The ${}^{23}\mathrm{Na}$ MAS NMR spectrum of SCl/ES with 60% of cages with $\mathrm{F}$ centers. (a) The $1_2$ and $n_3+n_4$ resonances are shifted with respect to resonance 0 by the hyperfine interactions between $\mathrm{F}$-center electrons and the sodium nuclei. The remaining resonances are due to sodium surface species (see the text for details). Spinning sidebands are marked by asterisks. (b) Shown is the first downfield spinning sideband pattern for the $n_3+n_4$ resonances, which suffers from less overlap than the MAS center-band. Dotted curves represent Gaussian lineshape components used for peak deconvolution.

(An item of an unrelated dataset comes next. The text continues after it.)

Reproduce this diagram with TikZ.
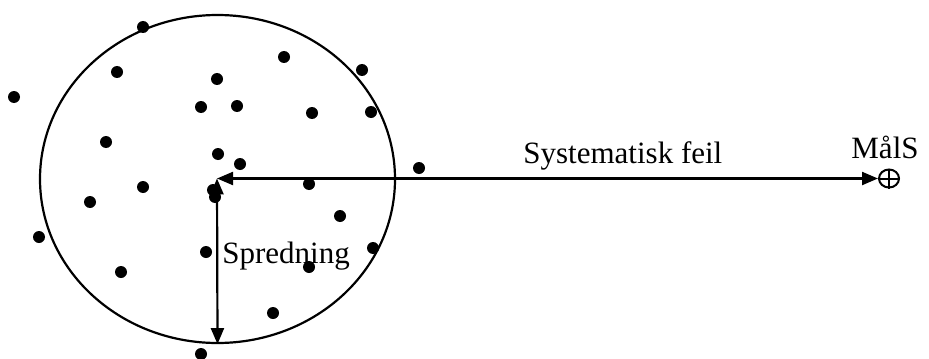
\documentclass[tikz,border=0pt]{standalone}
\usepackage{fontspec}
\setmainfont{Liberation Serif}
\usetikzlibrary{positioning, shapes, arrows.meta}

\tikzset{
  treff/.style={fill=black},
  pil/.style={<->, line width=1.1pt},
  tekst/.style={inner sep=0pt, font=\fontsize{15.5}{18}\selectfont}
}

\begin{document}
\begin{tikzpicture}[x=0.5pt, y=-0.5pt, >={Triangle[length=8pt, width=6.5pt]}]
  \useasboundingbox (0,0) rectangle (929,358);

  \node[draw, ellipse, line width=1.1pt, minimum width=177.5pt, minimum height=164pt, inner sep=0pt] (sky) at (217.5,179) {};

  \coordinate (midt) at (217,178.5);

  \node[draw, ellipse, line width=1pt, minimum width=10pt, minimum height=9pt, inner sep=0pt] (maal) at (889,178.5) {};
  \draw[line width=1pt] (maal.north) -- (maal.south) (maal.west) -- (maal.east);

  \node[tekst, anchor=base west] (spredning) at (222,263) {Spredning};
  \node[tekst, anchor=base west] (feil) at (523,163) {Systematisk feil};
  \node[tekst, anchor=base] (maalnavn) at (885,158) {MålS};

  \draw[pil] (midt) -- (maal.west);
  \draw[pil] (midt) -- (sky.south);

  \foreach \px/\py in {143/27, 284/57, 362/70, 117/72, 217/79, 14/97, 201/107, 237/106,
                       312/113, 371/112, 106/142, 218/154, 240/164, 419/168, 143/187,
                       309/184, 90/202, 213/190, 215/197, 340/216, 39/237, 206/252,
                       373/248, 121/272, 309/267, 273/313, 201/354}
    \fill[treff] (\px,\py) circle (3pt);
\end{tikzpicture}
\end{document}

The experimental intensity profiles for $n_3+n_4$ resonances (light bars) are compared to those expected from binomial distribution (dark bars). The assignment of $n_3+n_4$ resonances, labeled here by letters, is given in Table .

Figure 3

The ${}^{27}\mathrm{Al}$ MAS NMR spectra of SCl/ES samples with 17%, 60%, and 84% of cages with $\mathrm{F}$ centers. For clarity, $m_1$ and $m_2$ resonances are labeled only in the sample with 60% cages with $\mathrm{F}$ centers. These resonances arise due to two groups of $\mathrm{F}$ centers at a distance of $5.0\mathrm{\AA }$ (dark circles) and $8.1\mathrm{\AA }$ (light circles), respectively, each surrounding aluminum nuclei in tetrahedral geometry. Shown by the inset is the fine structure of the $1_1$ resonances in the sample with 17% of cages with $\mathrm{F}$ centers, consisting of four components due to different $\left[m_2\right]$ configurations of next nearest $\mathrm{F}$-center electrons. Dotted curves represent Gaussian lineshape components used for peak deconvolution. For all samples, experimental intensities of the $m_1$ resonances (light bars) are compared with those calculated from binomial distribution (dark bars).

Figure 4

The ${}^{35}\mathrm{Cl}$ MAS NMR spectra of SCl/ES samples with 17%, 60%, and 84% of cages with $\mathrm{F}$ centers. The $m_1$ resonances are due to $\mathrm{F}$-center electrons in the neighboring cages sharing the hexagonal cage-windows (dark circles). These electrons are located at the corners of the sodalite unit cell, separated from the ${}^{35}\mathrm{Cl}$ nucleus at the cage center by $7.6\mathrm{\AA }$. The $m_2$ resonances are due to more distant $\mathrm{F}$-center electrons (light circles) located in the neighboring cages sharing the smaller square windows and are only visible in the sample with 17% of cages with $\mathrm{F}$ centers. The experimental intensities for $m_1$ resonances (light bars) are compared with those calculated from a binomial distribution (dark bars).

Figure 5

Experimentally determined paramagnetic shifts of ${}^{27}\mathrm{Al}$ (squares) and ${}^{35}\mathrm{Cl}$ (rhombs) MAS NMR $m_1$ resonances (with respect to resonance 0) as a function of the number of nearest $\mathrm{F}$-center electrons. The continues lines depict the dependence of the paramagnetic shifts for two nuclei in the absence of electron-electron interactions.